Challenge:
Return the listing below verbatim. Pictures do not belong in the copy.

Dataset content:
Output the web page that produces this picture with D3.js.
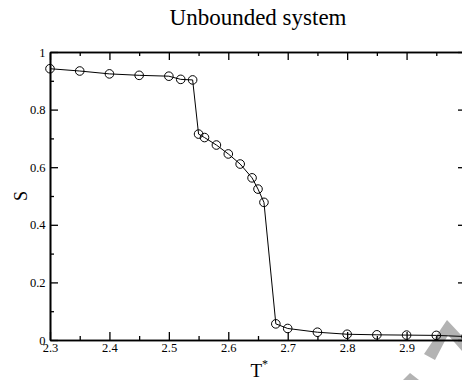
<!DOCTYPE html>
<html>
<head>
<meta charset="utf-8">
<script src="https://cdn.jsdelivr.net/npm/d3@7/dist/d3.min.js"></script>
<style>
  html, body { margin: 0; padding: 0; background: #fff; }
  svg { display: block; }
  svg text { font-family: "Liberation Serif", "Times New Roman", Times, "DejaVu Serif", serif; fill: #000; }
</style>
</head>
<body>
<svg id="chart" width="462" height="380"></svg>
<script>
// Order parameter S versus reduced temperature T*
const temperature = [2.3, 2.35, 2.4, 2.45, 2.5, 2.52, 2.54, 2.55, 2.56, 2.58, 2.6,
                     2.62, 2.64, 2.65, 2.66, 2.68, 2.7, 2.75, 2.8, 2.85, 2.9, 2.95, 3.0];
const orderS = [0.942, 0.934, 0.924, 0.919, 0.916, 0.905, 0.903, 0.715, 0.703, 0.677, 0.646,
                0.611, 0.563, 0.524, 0.478, 0.056, 0.040, 0.027, 0.020, 0.018, 0.017, 0.016, 0.012];

const xMajorTicks = [2.3, 2.4, 2.5, 2.6, 2.7, 2.8, 2.9, 3.0];
const xMinorTicks = [2.35, 2.45, 2.55, 2.65, 2.75, 2.85, 2.95];
const yMajorTicks = [0, 0.2, 0.4, 0.6, 0.8, 1];
const yMinorTicks = [0.1, 0.3, 0.5, 0.7, 0.9];

const titleText = "Unbounded system";
const xLabel = "T";
const xLabelSup = "*";
const yLabel = "S";

const serif = '"Liberation Serif", "Times New Roman", Times, "DejaVu Serif", serif';

const svg = d3.select("#chart");
const frame = { left: 50, right: 466, top: 52, bottom: 340 };

const x = d3.scaleLinear().domain([2.3, 3.0]).range([frame.left, frame.right]);
const y = d3.scaleLinear().domain([0, 1]).range([frame.bottom, frame.top]);
const fmt = d3.format("~g");
// the 3.0 label falls beyond the window's right edge, so it stays blank
const xFmt = d => (d < 2.99 ? fmt(d) : "");

function styleAxis(g) {
  g.attr("font-family", serif);
  g.selectAll("path.domain").attr("stroke", "#000").attr("stroke-width", 1.6);
  g.selectAll(".tick line").attr("stroke", "#000").attr("stroke-width", 1.3);
  g.selectAll(".tick text")
    .style("font-family", serif)
    .style("font-size", "12.5px")
    .attr("fill", "#000");
}

// Corner mark (light grey chevron)
svg.append("polygon")
  .attr("points", "424,354 447,320 462,336 462,351 448,335 435,360")
  .attr("fill", "#b3b3b3");
svg.append("polygon")
  .attr("points", "403,380 410,373 419,380")
  .attr("fill", "#b3b3b3");

// Minor ticks (inward)
svg.append("g").attr("transform", `translate(0,${frame.bottom})`)
  .call(d3.axisBottom(x).tickValues(xMinorTicks).tickSize(-4).tickSizeOuter(0).tickFormat(""))
  .call(styleAxis);
svg.append("g").attr("transform", `translate(0,${frame.top})`)
  .call(d3.axisTop(x).tickValues(xMinorTicks).tickSize(-4).tickSizeOuter(0).tickFormat(""))
  .call(styleAxis);
svg.append("g").attr("transform", `translate(${frame.left},0)`)
  .call(d3.axisLeft(y).tickValues(yMinorTicks).tickSize(-4).tickSizeOuter(0).tickFormat(""))
  .call(styleAxis);
svg.append("g").attr("transform", `translate(${frame.right},0)`)
  .call(d3.axisRight(y).tickValues(yMinorTicks).tickSize(-4).tickSizeOuter(0).tickFormat(""))
  .call(styleAxis);

// Major ticks with labels on bottom and left
svg.append("g").attr("transform", `translate(0,${frame.bottom})`)
  .call(d3.axisBottom(x).tickValues(xMajorTicks).tickSize(-8).tickSizeOuter(0).tickPadding(3).tickFormat(xFmt))
  .call(styleAxis);
svg.append("g").attr("transform", `translate(0,${frame.top})`)
  .call(d3.axisTop(x).tickValues(xMajorTicks).tickSize(-8).tickSizeOuter(0).tickFormat(""))
  .call(styleAxis);
svg.append("g").attr("transform", `translate(${frame.left},0)`)
  .call(d3.axisLeft(y).tickValues(yMajorTicks).tickSize(-8).tickSizeOuter(0).tickPadding(4.5).tickFormat(fmt))
  .call(styleAxis);
svg.append("g").attr("transform", `translate(${frame.right},0)`)
  .call(d3.axisRight(y).tickValues(yMajorTicks).tickSize(-8).tickSizeOuter(0).tickFormat(""))
  .call(styleAxis);

// Data line and open circle markers
const pts = temperature.map((t, i) => [t, orderS[i]]);
svg.append("path")
  .datum(pts)
  .attr("fill", "none")
  .attr("stroke", "#000")
  .attr("stroke-width", 1)
  .attr("d", d3.line().x(d => x(d[0])).y(d => y(d[1])));
svg.append("g").selectAll("circle")
  .data(pts)
  .join("circle")
  .attr("cx", d => x(d[0]))
  .attr("cy", d => y(d[1]))
  .attr("r", 4.3)
  .attr("fill", "none")
  .attr("stroke", "#000")
  .attr("stroke-width", 1);

// Title and axis labels
svg.append("text")
  .attr("x", (frame.left + frame.right) / 2)
  .attr("y", 25)
  .attr("text-anchor", "middle")
  .style("font-family", serif)
  .style("font-size", "23px")
  .text(titleText);

const xl = svg.append("text")
  .attr("x", 250.5)
  .attr("y", 377)
  .style("font-family", serif)
  .style("font-size", "19px")
  .text(xLabel);
xl.append("tspan")
  .attr("dy", "-0.75em")
  .style("font-size", "12px")
  .text(xLabelSup);

svg.append("text")
  .attr("transform", `translate(27,${(frame.top + frame.bottom) / 2}) rotate(-90)`)
  .attr("text-anchor", "middle")
  .style("font-family", serif)
  .style("font-size", "18px")
  .text(yLabel);
</script>
</body>
</html>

Answer to this problem:
Output the web page that produces this picture with D3.js.
<!DOCTYPE html>
<html>
<head>
<meta charset="utf-8">
<script src="https://cdn.jsdelivr.net/npm/d3@7/dist/d3.min.js"></script>
<style>
  html, body { margin: 0; padding: 0; background: #fff; }
  svg { display: block; }
  svg text { font-family: "Liberation Serif", "Times New Roman", Times, "DejaVu Serif", serif; fill: #000; }
</style>
</head>
<body>
<svg id="chart" width="462" height="380"></svg>
<script>
// Order parameter S versus reduced temperature T*
const temperature = [2.3, 2.35, 2.4, 2.45, 2.5, 2.52, 2.54, 2.55, 2.56, 2.58, 2.6,
                     2.62, 2.64, 2.65, 2.66, 2.68, 2.7, 2.75, 2.8, 2.85, 2.9, 2.95, 3.0];
const orderS = [0.942, 0.934, 0.924, 0.919, 0.916, 0.905, 0.903, 0.715, 0.703, 0.677, 0.646,
                0.611, 0.563, 0.524, 0.478, 0.056, 0.040, 0.027, 0.020, 0.018, 0.017, 0.016, 0.012];

const xMajorTicks = [2.3, 2.4, 2.5, 2.6, 2.7, 2.8, 2.9, 3.0];
const xMinorTicks = [2.35, 2.45, 2.55, 2.65, 2.75, 2.85, 2.95];
const yMajorTicks = [0, 0.2, 0.4, 0.6, 0.8, 1];
const yMinorTicks = [0.1, 0.3, 0.5, 0.7, 0.9];

const titleText = "Unbounded system";
const xLabel = "T";
const xLabelSup = "*";
const yLabel = "S";

const serif = '"Liberation Serif", "Times New Roman", Times, "DejaVu Serif", serif';

const svg = d3.select("#chart");
const frame = { left: 50, right: 466, top: 52, bottom: 340 };

const x = d3.scaleLinear().domain([2.3, 3.0]).range([frame.left, frame.right]);
const y = d3.scaleLinear().domain([0, 1]).range([frame.bottom, frame.top]);
const fmt = d3.format("~g");
// the 3.0 label falls beyond the window's right edge, so it stays blank
const xFmt = d => (d < 2.99 ? fmt(d) : "");

function styleAxis(g) {
  g.attr("font-family", serif);
  g.selectAll("path.domain").attr("stroke", "#000").attr("stroke-width", 1.6);
  g.selectAll(".tick line").attr("stroke", "#000").attr("stroke-width", 1.3);
  g.selectAll(".tick text")
    .style("font-family", serif)
    .style("font-size", "12.5px")
    .attr("fill", "#000");
}

// Corner mark (light grey chevron)
svg.append("polygon")
  .attr("points", "424,354 447,320 462,336 462,351 448,335 435,360")
  .attr("fill", "#b3b3b3");
svg.append("polygon")
  .attr("points", "403,380 410,373 419,380")
  .attr("fill", "#b3b3b3");

// Minor ticks (inward)
svg.append("g").attr("transform", `translate(0,${frame.bottom})`)
  .call(d3.axisBottom(x).tickValues(xMinorTicks).tickSize(-4).tickSizeOuter(0).tickFormat(""))
  .call(styleAxis);
svg.append("g").attr("transform", `translate(0,${frame.top})`)
  .call(d3.axisTop(x).tickValues(xMinorTicks).tickSize(-4).tickSizeOuter(0).tickFormat(""))
  .call(styleAxis);
svg.append("g").attr("transform", `translate(${frame.left},0)`)
  .call(d3.axisLeft(y).tickValues(yMinorTicks).tickSize(-4).tickSizeOuter(0).tickFormat(""))
  .call(styleAxis);
svg.append("g").attr("transform", `translate(${frame.right},0)`)
  .call(d3.axisRight(y).tickValues(yMinorTicks).tickSize(-4).tickSizeOuter(0).tickFormat(""))
  .call(styleAxis);

// Major ticks with labels on bottom and left
svg.append("g").attr("transform", `translate(0,${frame.bottom})`)
  .call(d3.axisBottom(x).tickValues(xMajorTicks).tickSize(-8).tickSizeOuter(0).tickPadding(3).tickFormat(xFmt))
  .call(styleAxis);
svg.append("g").attr("transform", `translate(0,${frame.top})`)
  .call(d3.axisTop(x).tickValues(xMajorTicks).tickSize(-8).tickSizeOuter(0).tickFormat(""))
  .call(styleAxis);
svg.append("g").attr("transform", `translate(${frame.left},0)`)
  .call(d3.axisLeft(y).tickValues(yMajorTicks).tickSize(-8).tickSizeOuter(0).tickPadding(4.5).tickFormat(fmt))
  .call(styleAxis);
svg.append("g").attr("transform", `translate(${frame.right},0)`)
  .call(d3.axisRight(y).tickValues(yMajorTicks).tickSize(-8).tickSizeOuter(0).tickFormat(""))
  .call(styleAxis);

// Data line and open circle markers
const pts = temperature.map((t, i) => [t, orderS[i]]);
svg.append("path")
  .datum(pts)
  .attr("fill", "none")
  .attr("stroke", "#000")
  .attr("stroke-width", 1)
  .attr("d", d3.line().x(d => x(d[0])).y(d => y(d[1])));
svg.append("g").selectAll("circle")
  .data(pts)
  .join("circle")
  .attr("cx", d => x(d[0]))
  .attr("cy", d => y(d[1]))
  .attr("r", 4.3)
  .attr("fill", "none")
  .attr("stroke", "#000")
  .attr("stroke-width", 1);

// Title and axis labels
svg.append("text")
  .attr("x", (frame.left + frame.right) / 2)
  .attr("y", 25)
  .attr("text-anchor", "middle")
  .style("font-family", serif)
  .style("font-size", "23px")
  .text(titleText);

const xl = svg.append("text")
  .attr("x", 250.5)
  .attr("y", 377)
  .style("font-family", serif)
  .style("font-size", "19px")
  .text(xLabel);
xl.append("tspan")
  .attr("dy", "-0.75em")
  .style("font-size", "12px")
  .text(xLabelSup);

svg.append("text")
  .attr("transform", `translate(27,${(frame.top + frame.bottom) / 2}) rotate(-90)`)
  .attr("text-anchor", "middle")
  .style("font-family", serif)
  .style("font-size", "18px")
  .text(yLabel);
</script>
</body>
</html>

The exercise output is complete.